Question

A particle moving with velocity v= i+3j and it produces an electric field at a point given by e=2k

Answer 1

your complete question is ----> A particle is moving with velocity i^+3j^ and it produces an electric field 2k^ at a point.
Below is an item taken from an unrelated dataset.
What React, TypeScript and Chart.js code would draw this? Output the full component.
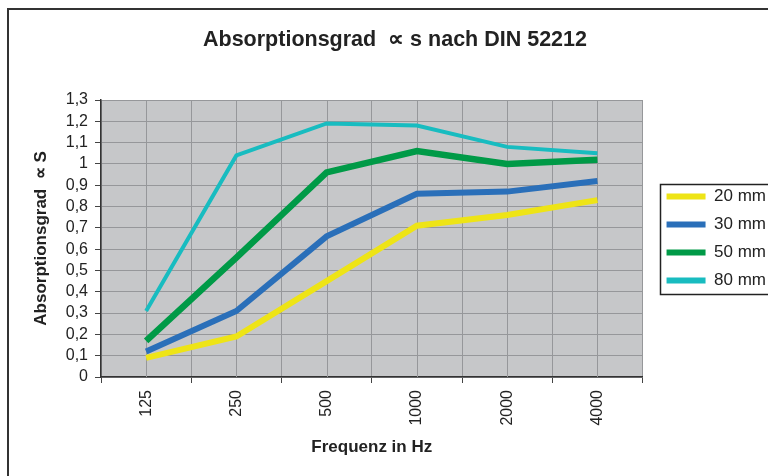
import React, { useEffect, useRef } from 'react';
import { Chart, registerables } from 'chart.js';

Chart.register(...registerables);

// ---- data ----
const frequencies = ['125', '250', '500', '1000', '2000', '4000'];
const seriesLabels = ['20 mm', '30 mm', '50 mm', '80 mm'];
const values20 = [0.09, 0.19, 0.45, 0.71, 0.76, 0.83];
const values30 = [0.12, 0.31, 0.66, 0.86, 0.87, 0.92];
const values50 = [0.17, 0.56, 0.96, 1.06, 1.0, 1.02];
const values80 = [0.31, 1.04, 1.19, 1.18, 1.08, 1.05];
const yTickLabels = ['0', '0,1', '0,2', '0,3', '0,4', '0,5', '0,6', '0,7', '0,8', '0,9', '1', '1,1', '1,2', '1,3'];

const seriesColors = ['#eee416', '#2a6fb9', '#009a47', '#18bcc0'];
const seriesWidths = [6, 6, 6.5, 4];

const FONT = "'Liberation Sans', Arial, Helvetica, sans-serif";
const GRID = '#96979a';
const PLOT_BG = '#c6c7c9';
const INK = '#222222';

const plotBackground = {
  id: 'plotBackground',
  beforeDraw(chart: any) {
    const { ctx, chartArea } = chart;
    ctx.save();
    ctx.fillStyle = PLOT_BG;
    ctx.fillRect(chartArea.left, chartArea.top, chartArea.right - chartArea.left, chartArea.bottom - chartArea.top);
    ctx.restore();
  },
};

// minor vertical grid lines at each category centre
const centerLines = {
  id: 'centerLines',
  beforeDatasetsDraw(chart: any) {
    const { ctx, chartArea } = chart;
    const xs = chart.scales.x;
    ctx.save();
    ctx.strokeStyle = GRID;
    ctx.lineWidth = 1;
    for (let i = 0; i < frequencies.length; i++) {
      const px = Math.round(xs.getPixelForValue(i)) + 0.5;
      ctx.beginPath();
      ctx.moveTo(px, chartArea.top);
      ctx.lineTo(px, chartArea.bottom);
      ctx.stroke();
    }
    ctx.restore();
  },
};

const legendFrame = {
  id: 'legendFrame',
  afterDraw(chart: any) {
    const lg = chart.legend;
    if (!lg || !lg.legendHitBoxes || !lg.legendHitBoxes.length) return;
    const hb = lg.legendHitBoxes;
    let l = Infinity, t = Infinity, r = -Infinity, b = -Infinity;
    hb.forEach((h: any) => {
      l = Math.min(l, h.left);
      t = Math.min(t, h.top);
      r = Math.max(r, h.left + h.width);
      b = Math.max(b, h.top + h.height);
    });
    const { ctx } = chart;
    ctx.save();
    ctx.strokeStyle = INK;
    ctx.lineWidth = 1.5;
    ctx.strokeRect(Math.round(l - 7) + 0.5, Math.round(t - 4) + 0.5, r - l + 14, b - t + 9);
    ctx.restore();
  },
};

export default function App() {
  const ref = useRef<HTMLCanvasElement | null>(null);

  useEffect(() => {
    if (!ref.current) return;
    Chart.defaults.font.family = FONT;
    const allValues = [values20, values30, values50, values80];
    const chart = new Chart(ref.current, {
      type: 'line',
      data: {
        labels: frequencies,
        datasets: allValues.map((vals, i) => ({
          label: seriesLabels[i],
          data: vals,
          borderColor: seriesColors[i],
          backgroundColor: seriesColors[i],
          borderWidth: seriesWidths[i],
          borderJoinStyle: 'miter' as const,
          borderCapStyle: 'butt' as const,
          pointRadius: 0,
          pointHoverRadius: 0,
          tension: 0,
          fill: false,
        })),
      },
      options: {
        responsive: false,
        animation: false,
        events: [],
        layout: { padding: { left: 5, right: 0, top: 0, bottom: 0 } },
        plugins: {
          tooltip: { enabled: false },
          title: {
            display: true,
            text: 'Absorptionsgrad  \u221D s nach DIN 52212',
            color: INK,
            font: { size: 21.5, weight: 'bold', family: FONT },
            padding: { top: 17.1, bottom: 47.1 },
          },
          legend: {
            display: true,
            position: 'right',
            fullSize: false,
            align: 'center',
            labels: {
              color: INK,
              font: { size: 17, family: FONT },
              boxWidth: 39,
              boxHeight: 6,
              padding: 11,
              generateLabels: (c: any) =>
                c.data.datasets.map((ds: any, i: number) => ({
                  text: ds.label,
                  fillStyle: ds.borderColor,
                  strokeStyle: ds.borderColor,
                  lineWidth: 0,
                  hidden: false,
                  datasetIndex: i,
                  fontColor: INK,
                })),
            },
          },
        },
        scales: {
          x: {
            type: 'category',
            offset: true,
            grid: {
              offset: true,
              color: GRID,
              lineWidth: 1,
              drawTicks: true,
              tickLength: 6,
              tickColor: '#444',
            },
            border: { display: true, color: '#333', width: 1.5 },
            ticks: {
              color: INK,
              font: { size: 16, family: FONT },
              minRotation: 90,
              maxRotation: 90,
              autoSkip: false,
              padding: 7,
            },
            title: {
              display: true,
              text: 'Frequenz in Hz',
              color: INK,
              font: { size: 17, weight: 'bold', family: FONT },
              padding: { top: 11.2, bottom: 18.8 },
            },
            afterFit: (s: any) => {
              s.height = 99;
            },
          },
          y: {
            type: 'linear',
            min: 0,
            max: 1.3,
            grid: {
              color: GRID,
              lineWidth: 1,
              drawTicks: true,
              tickLength: 6,
              tickColor: '#444',
            },
            border: { display: true, color: '#333', width: 1.5 },
            ticks: {
              stepSize: 0.1,
              autoSkip: false,
              color: INK,
              font: { size: 16, family: FONT },
              padding: 7,
              callback: (_v: any, i: number) => yTickLabels[i],
            },
            title: {
              display: true,
              text: 'Absorptionsgrad  \u221D S',
              color: INK,
              font: { size: 17, weight: 'bold', family: FONT },
              padding: { top: 16.8, bottom: 6.6 },
            },
            afterFit: (s: any) => {
              s.width = 87;
            },
          },
          spacer: {
            type: 'linear',
            position: 'right',
            display: true,
            grid: { display: false, drawTicks: false },
            border: { display: false },
            ticks: { display: false },
            afterFit: (s: any) => {
              s.width = 13;
            },
          },
        },
      } as any,
      plugins: [plotBackground, centerLines, legendFrame],
    });
    return () => chart.destroy();
  }, []);

  return (
    <div
      style={{
        position: 'fixed',
        left: 7,
        top: 8,
        width: 800,
        height: 500,
        borderLeft: '2px solid #333',
        borderTop: '2px solid #333',
        background: '#fff',
      }}
    >
      <canvas ref={ref} width={767} height={466} style={{ display: 'block' }} />
    </div>
  );
}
It will produce magnetic field at that point equal to...

1. (6i - 2j)/c² ,
2. (6i + 2j)/c² ,
3. cannot be determined
4. zero

solution : velocity of particle, $\vec{v}=\hat{i}+3\hat{j}$

electric field, $E=2\hat{k}$

we know,

electric field , E = $2\hat{k}=\frac{q}{4\pi\epsilon_0}\frac{\vec{r}}{|r|^3}$....(1)

magnetic field , $B=\frac{\mu_0}{4\pi}q\frac{\vec{V}\times\vec{r}}{|r|^3}$......(2)

[ here it is clear that magnetic field is perpendicular upon velocity of particle. so, magnetic field must be in such a way that dot product of it and its velocity = 0]

and relation between $\mu_0$ and $\epsilon_0$ is $\epsilon_0\mu_0=\frac{1}{c^2}$.....(3)

from equations (1) ,(2) and (3)

$B=\frac{\vec{V}\times\vec{E}}{c^2}$

$B=\frac{(\hat{i}+3\hat{j}\times2\hat{k}}{c^2}$

= (6i - 2j)/c²

hence, magnetic field of particle is (6i - 2j)/c²